_Objective_: Copy all lines below exactly as written. Leave pictures out.
==== Supplied material ====
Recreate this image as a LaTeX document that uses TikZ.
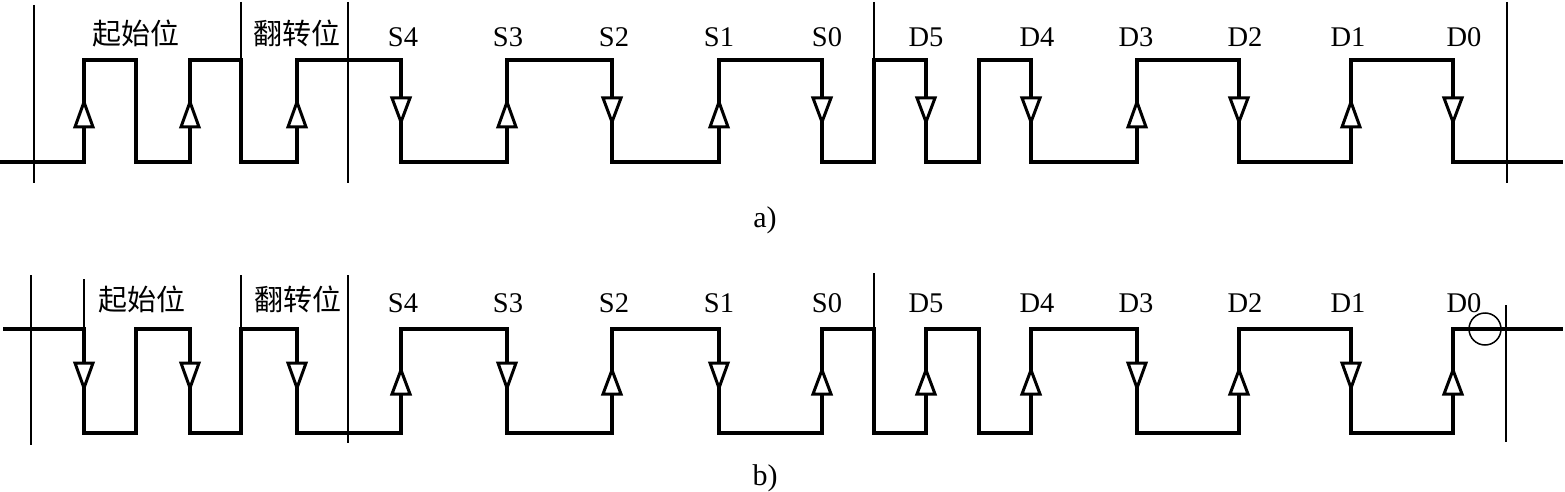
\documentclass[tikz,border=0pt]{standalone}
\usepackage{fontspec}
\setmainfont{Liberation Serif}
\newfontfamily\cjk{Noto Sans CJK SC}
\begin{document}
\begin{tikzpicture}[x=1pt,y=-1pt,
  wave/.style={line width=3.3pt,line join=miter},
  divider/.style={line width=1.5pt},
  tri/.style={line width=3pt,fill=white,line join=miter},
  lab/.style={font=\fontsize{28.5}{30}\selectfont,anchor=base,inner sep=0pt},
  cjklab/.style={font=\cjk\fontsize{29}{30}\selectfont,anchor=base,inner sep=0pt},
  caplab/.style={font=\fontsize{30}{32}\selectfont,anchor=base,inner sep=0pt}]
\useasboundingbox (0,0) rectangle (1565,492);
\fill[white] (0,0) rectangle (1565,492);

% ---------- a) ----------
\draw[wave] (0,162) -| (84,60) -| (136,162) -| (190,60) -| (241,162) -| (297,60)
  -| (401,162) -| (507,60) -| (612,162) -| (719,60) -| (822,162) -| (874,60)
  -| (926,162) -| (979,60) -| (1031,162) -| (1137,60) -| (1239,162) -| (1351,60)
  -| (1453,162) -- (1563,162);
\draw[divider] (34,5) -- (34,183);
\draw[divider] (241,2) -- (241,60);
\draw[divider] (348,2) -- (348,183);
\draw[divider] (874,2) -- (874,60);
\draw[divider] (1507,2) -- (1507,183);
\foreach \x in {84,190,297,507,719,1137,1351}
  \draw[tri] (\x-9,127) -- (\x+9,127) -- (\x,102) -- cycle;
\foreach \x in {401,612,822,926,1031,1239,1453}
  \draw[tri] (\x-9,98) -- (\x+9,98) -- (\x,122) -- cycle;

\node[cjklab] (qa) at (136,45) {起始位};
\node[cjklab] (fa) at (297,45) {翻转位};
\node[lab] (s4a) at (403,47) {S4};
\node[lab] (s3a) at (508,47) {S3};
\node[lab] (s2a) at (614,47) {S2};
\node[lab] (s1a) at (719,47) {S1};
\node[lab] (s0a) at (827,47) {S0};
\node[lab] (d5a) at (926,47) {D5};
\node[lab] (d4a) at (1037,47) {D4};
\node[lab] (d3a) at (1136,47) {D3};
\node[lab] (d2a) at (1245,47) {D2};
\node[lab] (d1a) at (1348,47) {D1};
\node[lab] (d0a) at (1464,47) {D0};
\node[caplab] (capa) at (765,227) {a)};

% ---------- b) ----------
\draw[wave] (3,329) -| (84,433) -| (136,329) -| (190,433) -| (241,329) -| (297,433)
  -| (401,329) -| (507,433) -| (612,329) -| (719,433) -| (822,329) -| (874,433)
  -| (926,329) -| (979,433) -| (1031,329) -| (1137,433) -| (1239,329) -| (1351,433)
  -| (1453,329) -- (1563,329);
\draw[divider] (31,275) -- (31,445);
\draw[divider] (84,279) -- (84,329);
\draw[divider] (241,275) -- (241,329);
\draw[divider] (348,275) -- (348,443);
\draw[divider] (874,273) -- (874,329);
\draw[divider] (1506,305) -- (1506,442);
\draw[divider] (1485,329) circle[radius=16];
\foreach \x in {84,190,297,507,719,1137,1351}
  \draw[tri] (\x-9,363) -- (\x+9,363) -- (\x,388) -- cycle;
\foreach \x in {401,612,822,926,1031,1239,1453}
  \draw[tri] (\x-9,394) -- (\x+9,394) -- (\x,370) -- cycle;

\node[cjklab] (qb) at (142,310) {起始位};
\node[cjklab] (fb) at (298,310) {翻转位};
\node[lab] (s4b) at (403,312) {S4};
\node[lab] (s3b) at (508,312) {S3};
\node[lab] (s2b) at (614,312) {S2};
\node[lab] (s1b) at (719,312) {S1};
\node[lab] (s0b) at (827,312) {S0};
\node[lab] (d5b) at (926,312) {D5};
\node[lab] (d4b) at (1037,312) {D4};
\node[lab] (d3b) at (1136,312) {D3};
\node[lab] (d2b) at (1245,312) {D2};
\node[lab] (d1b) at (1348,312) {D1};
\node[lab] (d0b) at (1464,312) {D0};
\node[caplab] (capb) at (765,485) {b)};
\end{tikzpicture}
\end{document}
====
_Result below_:
Recreate this image as a LaTeX document that uses TikZ.
\documentclass[tikz,border=0pt]{standalone}
\usepackage{fontspec}
\setmainfont{Liberation Serif}
\newfontfamily\cjk{Noto Sans CJK SC}
\begin{document}
\begin{tikzpicture}[x=1pt,y=-1pt,
  wave/.style={line width=3.3pt,line join=miter},
  divider/.style={line width=1.5pt},
  tri/.style={line width=3pt,fill=white,line join=miter},
  lab/.style={font=\fontsize{28.5}{30}\selectfont,anchor=base,inner sep=0pt},
  cjklab/.style={font=\cjk\fontsize{29}{30}\selectfont,anchor=base,inner sep=0pt},
  caplab/.style={font=\fontsize{30}{32}\selectfont,anchor=base,inner sep=0pt}]
\useasboundingbox (0,0) rectangle (1565,492);
\fill[white] (0,0) rectangle (1565,492);

% ---------- a) ----------
\draw[wave] (0,162) -| (84,60) -| (136,162) -| (190,60) -| (241,162) -| (297,60)
  -| (401,162) -| (507,60) -| (612,162) -| (719,60) -| (822,162) -| (874,60)
  -| (926,162) -| (979,60) -| (1031,162) -| (1137,60) -| (1239,162) -| (1351,60)
  -| (1453,162) -- (1563,162);
\draw[divider] (34,5) -- (34,183);
\draw[divider] (241,2) -- (241,60);
\draw[divider] (348,2) -- (348,183);
\draw[divider] (874,2) -- (874,60);
\draw[divider] (1507,2) -- (1507,183);
\foreach \x in {84,190,297,507,719,1137,1351}
  \draw[tri] (\x-9,127) -- (\x+9,127) -- (\x,102) -- cycle;
\foreach \x in {401,612,822,926,1031,1239,1453}
  \draw[tri] (\x-9,98) -- (\x+9,98) -- (\x,122) -- cycle;

\node[cjklab] (qa) at (136,45) {起始位};
\node[cjklab] (fa) at (297,45) {翻转位};
\node[lab] (s4a) at (403,47) {S4};
\node[lab] (s3a) at (508,47) {S3};
\node[lab] (s2a) at (614,47) {S2};
\node[lab] (s1a) at (719,47) {S1};
\node[lab] (s0a) at (827,47) {S0};
\node[lab] (d5a) at (926,47) {D5};
\node[lab] (d4a) at (1037,47) {D4};
\node[lab] (d3a) at (1136,47) {D3};
\node[lab] (d2a) at (1245,47) {D2};
\node[lab] (d1a) at (1348,47) {D1};
\node[lab] (d0a) at (1464,47) {D0};
\node[caplab] (capa) at (765,227) {a)};

% ---------- b) ----------
\draw[wave] (3,329) -| (84,433) -| (136,329) -| (190,433) -| (241,329) -| (297,433)
  -| (401,329) -| (507,433) -| (612,329) -| (719,433) -| (822,329) -| (874,433)
  -| (926,329) -| (979,433) -| (1031,329) -| (1137,433) -| (1239,329) -| (1351,433)
  -| (1453,329) -- (1563,329);
\draw[divider] (31,275) -- (31,445);
\draw[divider] (84,279) -- (84,329);
\draw[divider] (241,275) -- (241,329);
\draw[divider] (348,275) -- (348,443);
\draw[divider] (874,273) -- (874,329);
\draw[divider] (1506,305) -- (1506,442);
\draw[divider] (1485,329) circle[radius=16];
\foreach \x in {84,190,297,507,719,1137,1351}
  \draw[tri] (\x-9,363) -- (\x+9,363) -- (\x,388) -- cycle;
\foreach \x in {401,612,822,926,1031,1239,1453}
  \draw[tri] (\x-9,394) -- (\x+9,394) -- (\x,370) -- cycle;

\node[cjklab] (qb) at (142,310) {起始位};
\node[cjklab] (fb) at (298,310) {翻转位};
\node[lab] (s4b) at (403,312) {S4};
\node[lab] (s3b) at (508,312) {S3};
\node[lab] (s2b) at (614,312) {S2};
\node[lab] (s1b) at (719,312) {S1};
\node[lab] (s0b) at (827,312) {S0};
\node[lab] (d5b) at (926,312) {D5};
\node[lab] (d4b) at (1037,312) {D4};
\node[lab] (d3b) at (1136,312) {D3};
\node[lab] (d2b) at (1245,312) {D2};
\node[lab] (d1b) at (1348,312) {D1};
\node[lab] (d0b) at (1464,312) {D0};
\node[caplab] (capb) at (765,485) {b)};
\end{tikzpicture}
\end{document}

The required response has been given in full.